*** RECORD LIST ***

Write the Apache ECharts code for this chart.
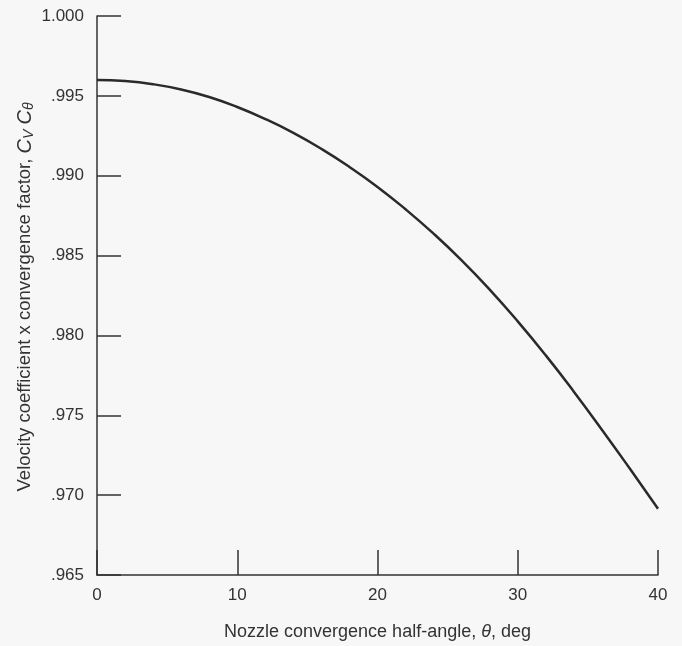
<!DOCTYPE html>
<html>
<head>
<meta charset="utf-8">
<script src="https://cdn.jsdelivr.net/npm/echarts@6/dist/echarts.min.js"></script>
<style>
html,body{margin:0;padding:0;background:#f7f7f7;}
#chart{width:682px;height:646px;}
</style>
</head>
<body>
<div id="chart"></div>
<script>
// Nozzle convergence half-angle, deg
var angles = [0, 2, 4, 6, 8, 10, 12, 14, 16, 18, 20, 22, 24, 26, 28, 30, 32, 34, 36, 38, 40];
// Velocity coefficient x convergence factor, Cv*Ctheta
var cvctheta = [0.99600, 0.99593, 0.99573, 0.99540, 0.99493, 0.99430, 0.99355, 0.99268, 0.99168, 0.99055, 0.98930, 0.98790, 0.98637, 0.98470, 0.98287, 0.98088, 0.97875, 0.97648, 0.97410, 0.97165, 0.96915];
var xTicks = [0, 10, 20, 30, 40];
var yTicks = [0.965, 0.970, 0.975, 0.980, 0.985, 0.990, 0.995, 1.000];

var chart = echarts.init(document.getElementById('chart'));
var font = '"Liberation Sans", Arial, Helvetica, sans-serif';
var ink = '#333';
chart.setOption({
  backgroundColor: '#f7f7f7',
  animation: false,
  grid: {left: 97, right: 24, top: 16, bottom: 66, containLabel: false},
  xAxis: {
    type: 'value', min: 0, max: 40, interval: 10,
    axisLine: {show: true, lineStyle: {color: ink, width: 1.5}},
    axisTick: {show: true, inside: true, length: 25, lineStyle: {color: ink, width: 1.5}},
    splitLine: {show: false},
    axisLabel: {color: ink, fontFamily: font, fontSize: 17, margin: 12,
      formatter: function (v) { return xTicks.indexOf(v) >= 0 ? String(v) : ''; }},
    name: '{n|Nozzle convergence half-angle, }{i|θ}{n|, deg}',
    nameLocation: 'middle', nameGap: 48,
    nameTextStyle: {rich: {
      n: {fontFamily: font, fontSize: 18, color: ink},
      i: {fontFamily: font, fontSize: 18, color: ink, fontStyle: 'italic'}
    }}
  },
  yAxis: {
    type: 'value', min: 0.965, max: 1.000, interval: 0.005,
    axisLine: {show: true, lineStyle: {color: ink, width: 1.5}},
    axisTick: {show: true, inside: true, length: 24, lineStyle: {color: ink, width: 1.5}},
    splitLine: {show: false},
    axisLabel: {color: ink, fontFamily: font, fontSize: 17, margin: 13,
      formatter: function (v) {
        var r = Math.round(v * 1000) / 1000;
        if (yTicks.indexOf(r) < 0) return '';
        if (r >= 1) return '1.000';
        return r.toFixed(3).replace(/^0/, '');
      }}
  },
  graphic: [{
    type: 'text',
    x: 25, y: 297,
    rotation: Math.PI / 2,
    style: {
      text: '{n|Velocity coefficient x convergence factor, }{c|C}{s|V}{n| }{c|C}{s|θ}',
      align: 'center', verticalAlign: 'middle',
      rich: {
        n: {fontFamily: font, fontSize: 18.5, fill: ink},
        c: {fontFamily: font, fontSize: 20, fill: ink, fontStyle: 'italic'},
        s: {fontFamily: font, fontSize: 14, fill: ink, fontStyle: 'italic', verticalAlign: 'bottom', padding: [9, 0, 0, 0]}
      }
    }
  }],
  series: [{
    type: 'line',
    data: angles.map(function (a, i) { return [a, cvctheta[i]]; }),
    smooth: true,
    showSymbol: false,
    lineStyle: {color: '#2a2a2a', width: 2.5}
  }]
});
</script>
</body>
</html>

***
*** RECORD LIST ***

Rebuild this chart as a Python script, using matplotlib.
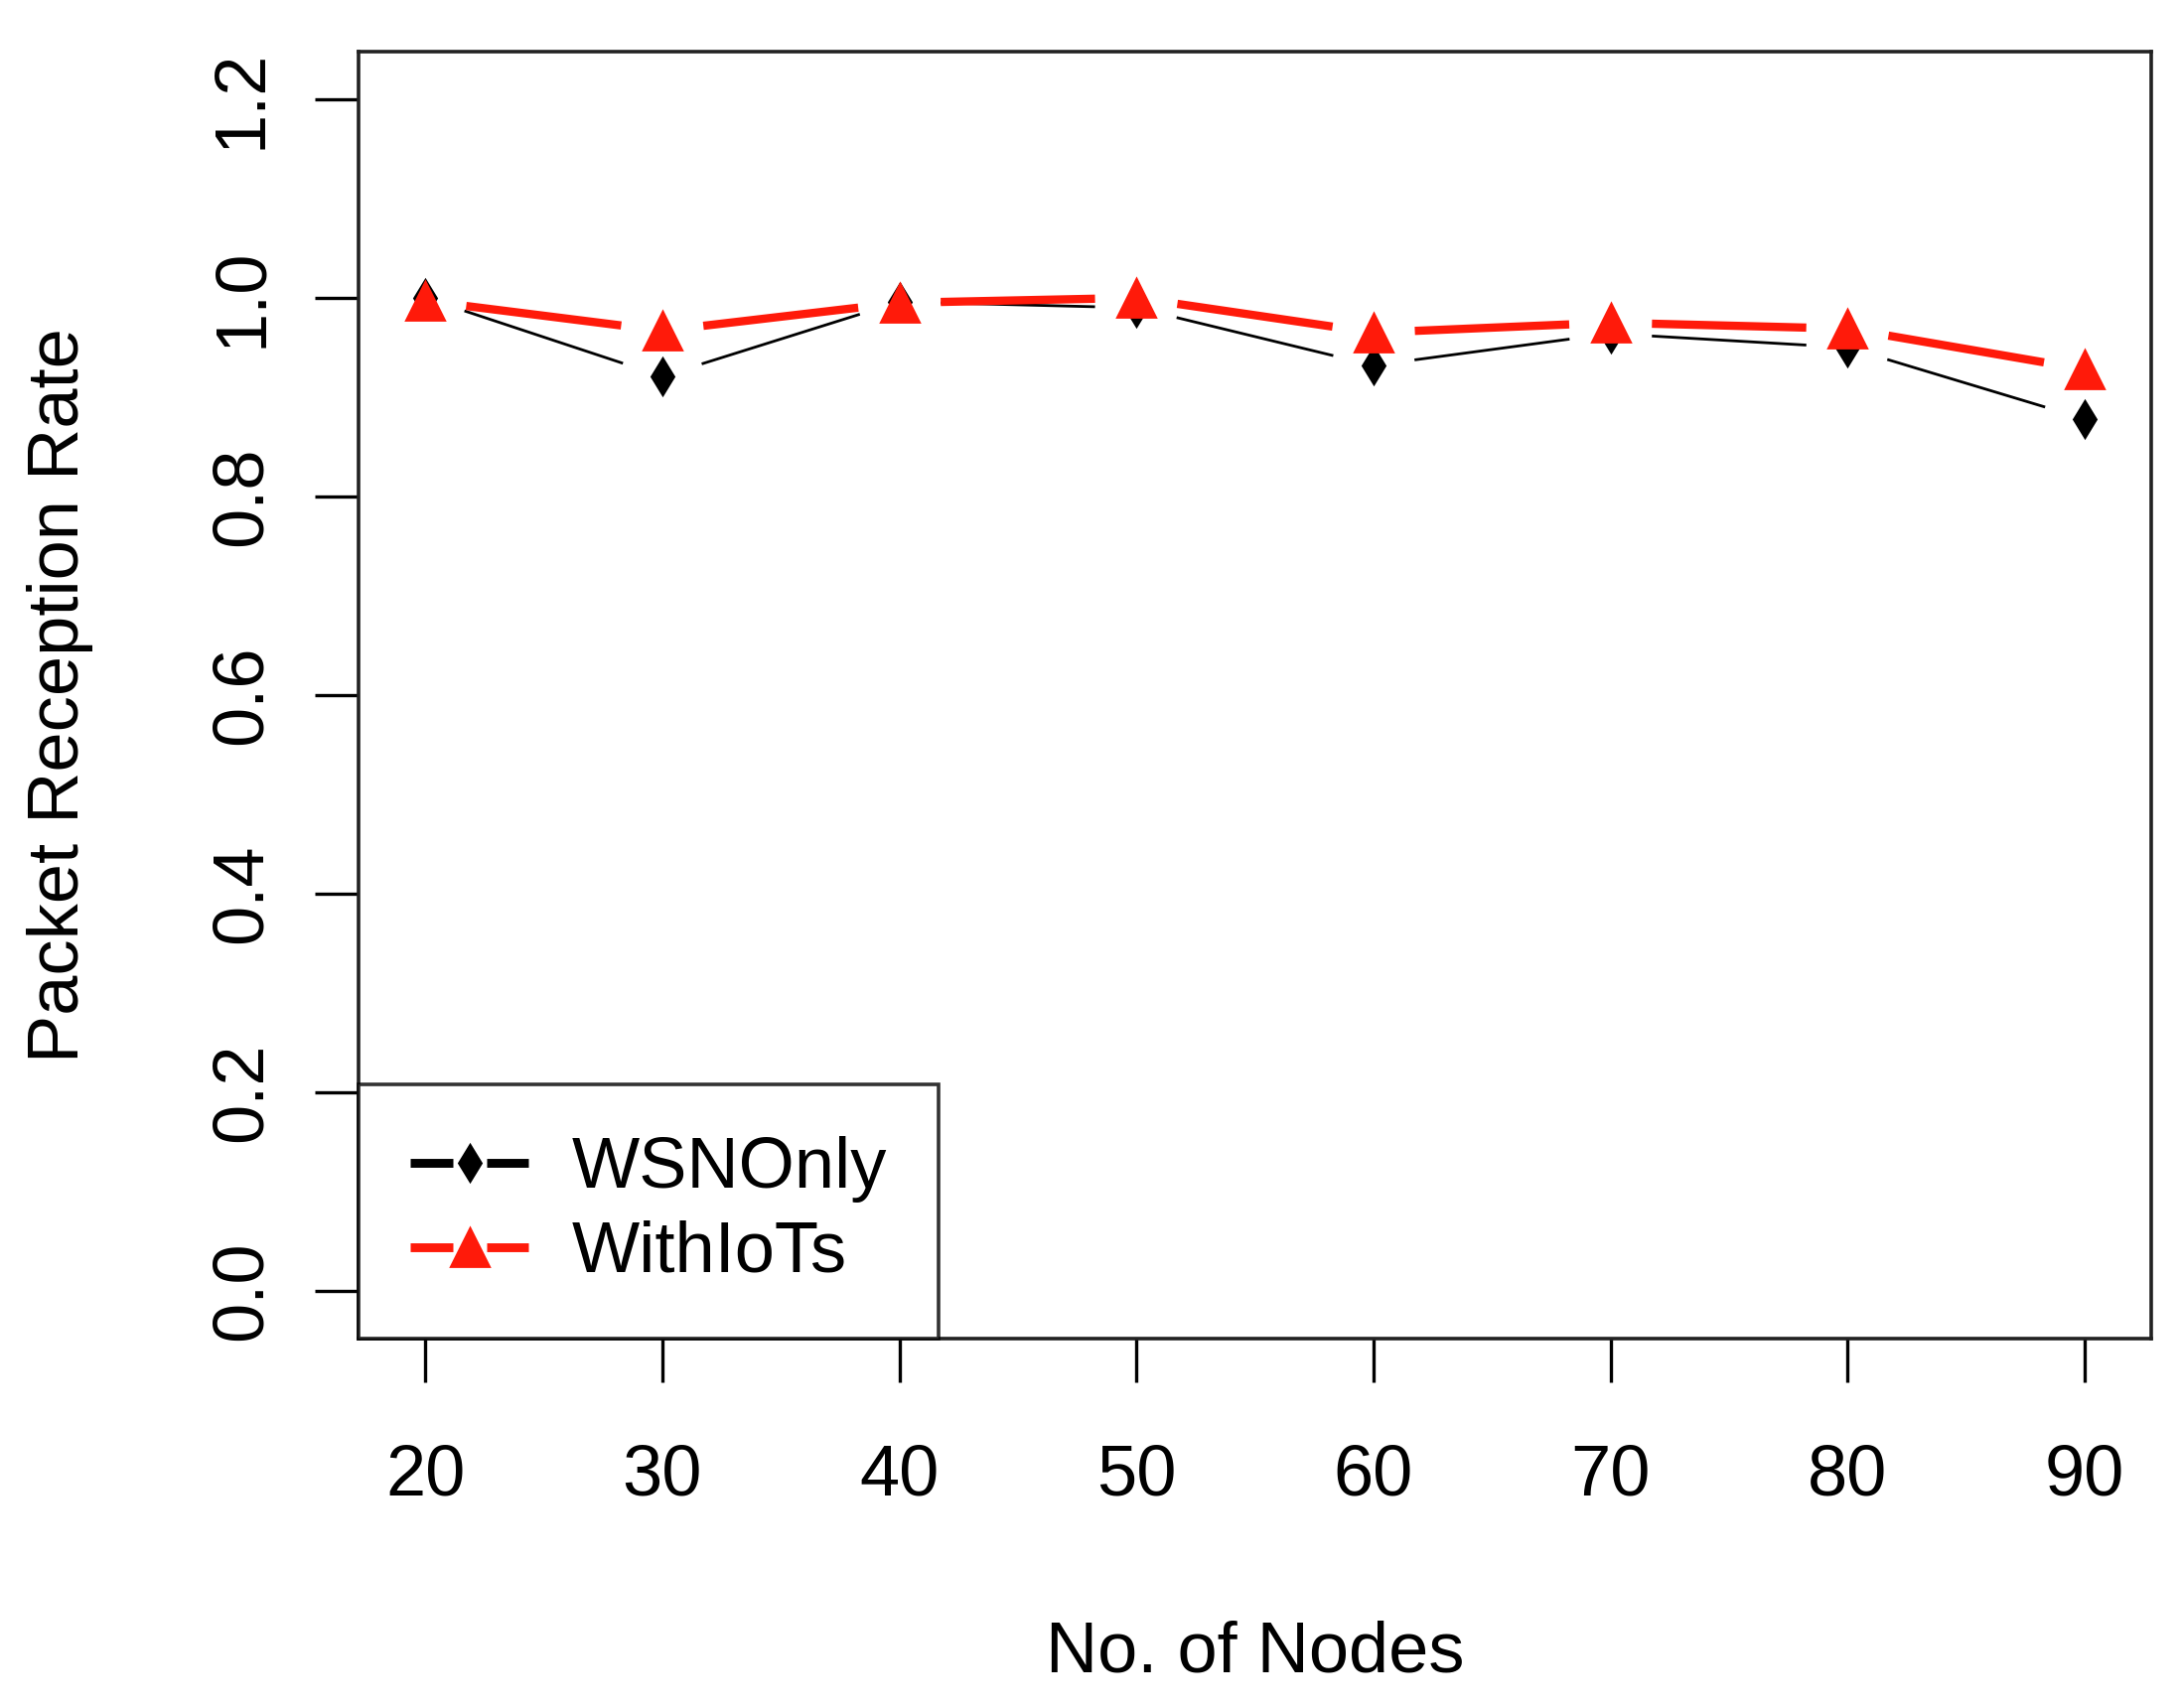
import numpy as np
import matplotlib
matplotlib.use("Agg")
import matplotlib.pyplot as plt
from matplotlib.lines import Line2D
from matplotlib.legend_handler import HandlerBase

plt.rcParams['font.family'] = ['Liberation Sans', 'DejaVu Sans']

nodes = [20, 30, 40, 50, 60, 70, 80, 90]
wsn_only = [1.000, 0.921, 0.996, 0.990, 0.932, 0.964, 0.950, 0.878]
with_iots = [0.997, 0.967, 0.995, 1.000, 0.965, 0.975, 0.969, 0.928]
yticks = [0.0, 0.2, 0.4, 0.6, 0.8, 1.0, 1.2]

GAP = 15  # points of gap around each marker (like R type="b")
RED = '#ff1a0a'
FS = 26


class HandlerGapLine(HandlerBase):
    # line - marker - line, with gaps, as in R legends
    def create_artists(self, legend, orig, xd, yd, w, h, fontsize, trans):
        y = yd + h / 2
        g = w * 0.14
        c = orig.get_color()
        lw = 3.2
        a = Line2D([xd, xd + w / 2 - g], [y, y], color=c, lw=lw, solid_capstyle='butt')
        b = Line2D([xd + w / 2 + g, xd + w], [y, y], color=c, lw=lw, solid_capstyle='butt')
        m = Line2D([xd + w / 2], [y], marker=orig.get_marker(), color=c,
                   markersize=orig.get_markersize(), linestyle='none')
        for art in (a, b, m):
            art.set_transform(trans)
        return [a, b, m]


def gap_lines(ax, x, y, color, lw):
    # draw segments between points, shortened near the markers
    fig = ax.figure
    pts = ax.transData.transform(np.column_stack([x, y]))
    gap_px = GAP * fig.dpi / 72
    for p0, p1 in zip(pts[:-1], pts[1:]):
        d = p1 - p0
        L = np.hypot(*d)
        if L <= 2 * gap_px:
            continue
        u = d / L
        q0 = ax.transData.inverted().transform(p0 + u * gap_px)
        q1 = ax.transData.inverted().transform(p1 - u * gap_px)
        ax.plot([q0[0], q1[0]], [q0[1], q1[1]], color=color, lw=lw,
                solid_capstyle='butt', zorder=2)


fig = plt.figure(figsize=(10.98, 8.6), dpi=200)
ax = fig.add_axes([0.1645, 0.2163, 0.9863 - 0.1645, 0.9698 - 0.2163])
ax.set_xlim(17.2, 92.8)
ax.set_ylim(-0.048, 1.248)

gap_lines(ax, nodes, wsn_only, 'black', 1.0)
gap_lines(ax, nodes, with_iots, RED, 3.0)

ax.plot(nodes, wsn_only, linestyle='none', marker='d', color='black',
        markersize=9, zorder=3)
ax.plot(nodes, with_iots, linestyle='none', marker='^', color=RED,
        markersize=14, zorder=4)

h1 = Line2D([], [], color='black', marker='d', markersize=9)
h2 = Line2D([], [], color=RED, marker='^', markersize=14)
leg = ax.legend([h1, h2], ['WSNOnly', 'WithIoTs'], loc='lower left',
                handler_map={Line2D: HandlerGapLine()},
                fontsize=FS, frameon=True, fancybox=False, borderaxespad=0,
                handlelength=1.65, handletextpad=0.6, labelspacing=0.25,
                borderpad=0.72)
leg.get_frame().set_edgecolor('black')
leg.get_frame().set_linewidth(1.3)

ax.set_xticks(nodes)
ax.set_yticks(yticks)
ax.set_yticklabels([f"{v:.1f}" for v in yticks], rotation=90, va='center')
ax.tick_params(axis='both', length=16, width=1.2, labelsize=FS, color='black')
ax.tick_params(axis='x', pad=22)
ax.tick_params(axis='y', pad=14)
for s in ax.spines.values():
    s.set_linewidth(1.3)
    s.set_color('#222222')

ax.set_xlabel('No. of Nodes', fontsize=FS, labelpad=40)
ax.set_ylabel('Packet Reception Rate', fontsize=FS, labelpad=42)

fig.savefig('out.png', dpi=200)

***
*** RECORD LIST ***

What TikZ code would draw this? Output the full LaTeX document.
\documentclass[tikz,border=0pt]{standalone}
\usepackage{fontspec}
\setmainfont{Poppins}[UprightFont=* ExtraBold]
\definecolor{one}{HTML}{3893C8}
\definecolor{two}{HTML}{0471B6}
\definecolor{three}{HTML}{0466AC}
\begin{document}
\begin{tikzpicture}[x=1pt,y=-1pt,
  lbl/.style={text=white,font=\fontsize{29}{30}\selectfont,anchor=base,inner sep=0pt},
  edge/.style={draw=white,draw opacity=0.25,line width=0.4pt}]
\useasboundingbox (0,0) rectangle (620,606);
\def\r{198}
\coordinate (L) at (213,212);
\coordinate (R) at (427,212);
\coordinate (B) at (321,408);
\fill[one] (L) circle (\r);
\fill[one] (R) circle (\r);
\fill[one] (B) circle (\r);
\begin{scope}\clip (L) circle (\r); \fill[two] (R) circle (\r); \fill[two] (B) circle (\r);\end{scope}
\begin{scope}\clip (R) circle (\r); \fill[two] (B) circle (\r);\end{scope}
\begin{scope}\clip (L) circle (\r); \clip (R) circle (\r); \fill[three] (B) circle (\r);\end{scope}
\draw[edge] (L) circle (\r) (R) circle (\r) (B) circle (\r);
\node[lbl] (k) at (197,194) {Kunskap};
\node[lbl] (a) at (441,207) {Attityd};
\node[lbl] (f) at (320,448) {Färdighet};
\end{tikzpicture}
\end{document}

***

Take the lines from the one holding "Rebuild this chart" to the one holding "plt.rcParams['font.family'] = ['Liberation", both lines included, and give them again exactly, with no pictures.

Rebuild this chart as a Python script, using matplotlib.
import numpy as np
import matplotlib
matplotlib.use("Agg")
import matplotlib.pyplot as plt
from matplotlib.lines import Line2D
from matplotlib.legend_handler import HandlerBase

plt.rcParams['font.family'] = ['Liberation Sans', 'DejaVu Sans']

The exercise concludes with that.